Gene analysis using molecular biology databases & online computational tools

Small tracts of DNA (less than 5 kb) can now be sequenced much more easily now than ever before. Even students in their formative years of science (2nd year) are capable of achieving this. This has come about due to the explosion in technology, knowledge and availability of kits resulting in cheaper costs and faster data throughput. The complete sequencing of 15 bacterial genomes in the last two years is testimony to this. To complement the high throughput genome sequencing projects, development of data bases and extensive software for data analysis have been developed. Using such tools in conjunction with molecular biology databases makes the internet an extremely powerful learning environment for a range of molecular studies. In addition, it provides useful facts and data for use in several industries.

The topic is designed to encourage and familiarize you with a range of online molecular biology tools freely and widely available via the internet for sequence analysis.
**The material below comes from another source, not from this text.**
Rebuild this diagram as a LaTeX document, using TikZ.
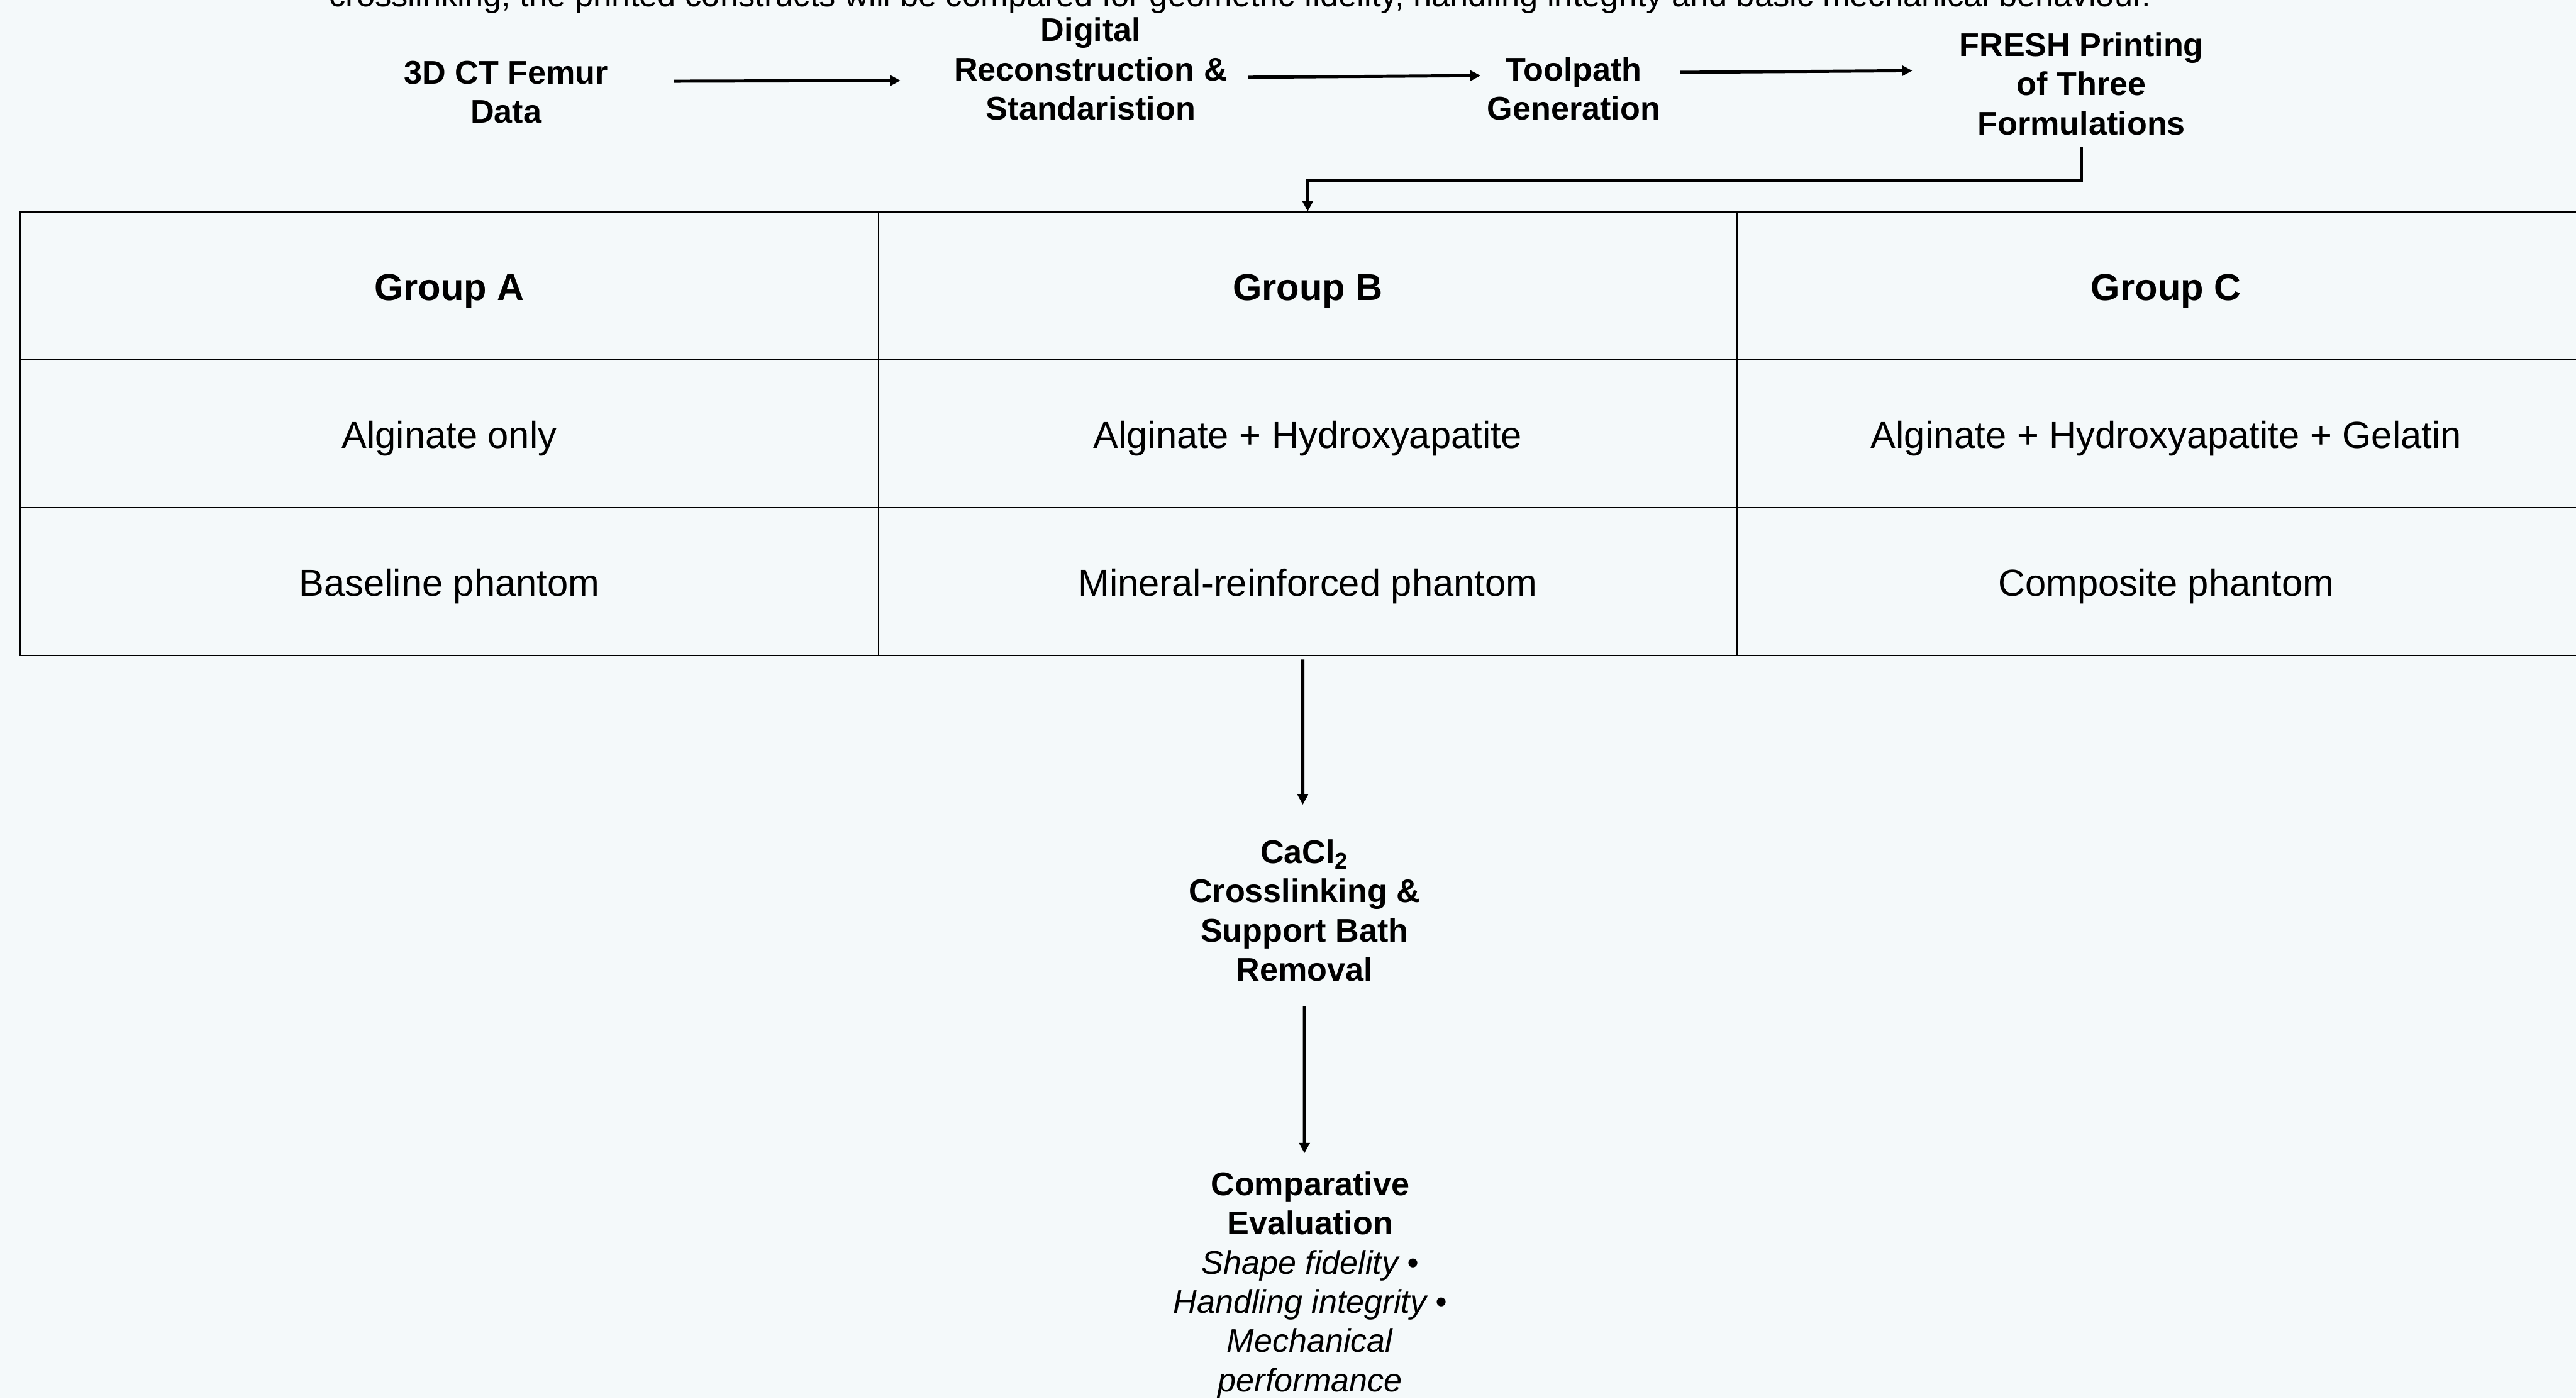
\documentclass[tikz,border=0pt]{standalone}
\usepackage{fontspec}
\setmainfont{Liberation Sans}
\usetikzlibrary{arrows.meta}
\definecolor{paper}{RGB}{244,249,250}

\begin{document}
\begin{tikzpicture}[x=0.05cm, y=-0.05cm,
    stage/.style={align=center, inner sep=0pt, font=\fontsize{28.4}{34}\selectfont\bfseries},
    cell/.style={draw, line width=1pt, minimum width=26.125cm, minimum height=4.5cm, inner sep=0pt,
      text height=25pt, text depth=0pt, font=\fontsize{32.5}{39}\selectfont},
    flow/.style={line width=2.7pt, -{Triangle[width=9pt,length=9pt]}}]
  \fill[paper] (0,0) rectangle (1568,851);
  \useasboundingbox (0,0) rectangle (1568,851);

  % caption, cut off at the top edge
  \node[anchor=base, inner sep=0pt, font=\fontsize{28.6}{34}\selectfont] (intro) at (755,4)
    {crosslinking, the printed constructs will be compared for geometric fidelity, handling integrity and basic mechanical behaviour.};

  % pipeline
  \node[stage] (scan) at (308,56) {3D CT Femur\\Data};
  \node[stage] (recon) at (664,42) {Digital\\Reconstruction \&\\Standaristion};
  \node[stage] (tool) at (958,54) {Toolpath\\Generation};
  \node[stage] (fresh) at (1267,51) {FRESH Printing\\of Three\\Formulations};

  \draw[flow] ([xshift=2cm,yshift=0.33cm]scan.east) -- ([xshift=-1.63cm,yshift=-0.35cm]recon.west);
  \draw[flow] ([xshift=0.63cm,yshift=-0.25cm]recon.east) -- ([xshift=-0.2cm,yshift=0.4cm]tool.west);
  \draw[flow] ([xshift=0.6cm,yshift=0.5cm]tool.east) -- ([xshift=-1.43cm,yshift=0.4cm]fresh.west);

  % the three groups
  \foreach \c/\x/\grp/\mat/\role in {A/273.5/Group A/Alginate only/Baseline phantom,
      B/796/Group B/Alginate + Hydroxyapatite/Mineral-reinforced phantom,
      C/1318.5/Group C/Alginate + Hydroxyapatite + Gelatin/Composite phantom} {
    \node[cell, font=\fontsize{32.5}{39}\selectfont\bfseries] (grp\c) at (\x,174) {\grp};
    \node[cell] (mat\c) at (\x,264) {\mat};
    \node[cell] (role\c) at (\x,354) {\role};
  };

  \draw[flow] ([yshift=-0.35cm]fresh.south) -- ++(0,20.5) -| (grpB.north);

  % post-processing and evaluation
  \node[stage] (cacl) at (794,554) {CaCl\textsubscript{2}\\Crosslinking \&\\Support Bath\\Removal};
  \node[align=center, inner sep=0pt, font=\fontsize{28.4}{34}\selectfont] (eval) at (797.5,782)
    {\textbf{Comparative}\\\textbf{Evaluation}\\\textit{Shape fidelity •}\\\textit{Handling integrity •}\\\textit{Mechanical}\\\textit{performance}};

  \draw[flow] ([xshift=-0.15cm,yshift=-0.1cm]roleB.south) -- ([xshift=-0.05cm,yshift=1.05cm]cacl.north);
  \draw[flow] ([yshift=-0.75cm]cacl.south) -- ([xshift=-0.175cm,yshift=0.55cm]eval.north);
\end{tikzpicture}
\end{document}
For this, you have been given a DNA sequence /courses/bbs6017/sequence. You will use the online tools and molecular biology databases to answer a number of questions which are set out below. You should include the following points as part of your assignment submission:

  1. Identify the primary sequence of the deduced protein expressed by the gene using 6-frame translation and identify the translation frame.
  2. Does the sequence contain a start codon?
  3. What is the deduced molecular weight and the pI?
  4. If this protein was present in E. coli could you identify its location on an E. coli 2-D protein map?
  5. Which family / sub-family does it belong to? Mark the conserved amino acids found in the sequence that identifies it as belonging to the family / sub-family.
  6. Can you determine whether the deduced protein is secreted or cell associated?
  7. Align the deduced protein with 5 of its nearest neighbors. Determine the percent identity and homology. Differentiate between these two terms.
  8. Proteins are compared on the basis of their domain structures. Can you explain what the term means? Draw a domain structure model for the deduced protein and make a comparison with its relatives.
  9. Draw a 3-D model of the deduced protein.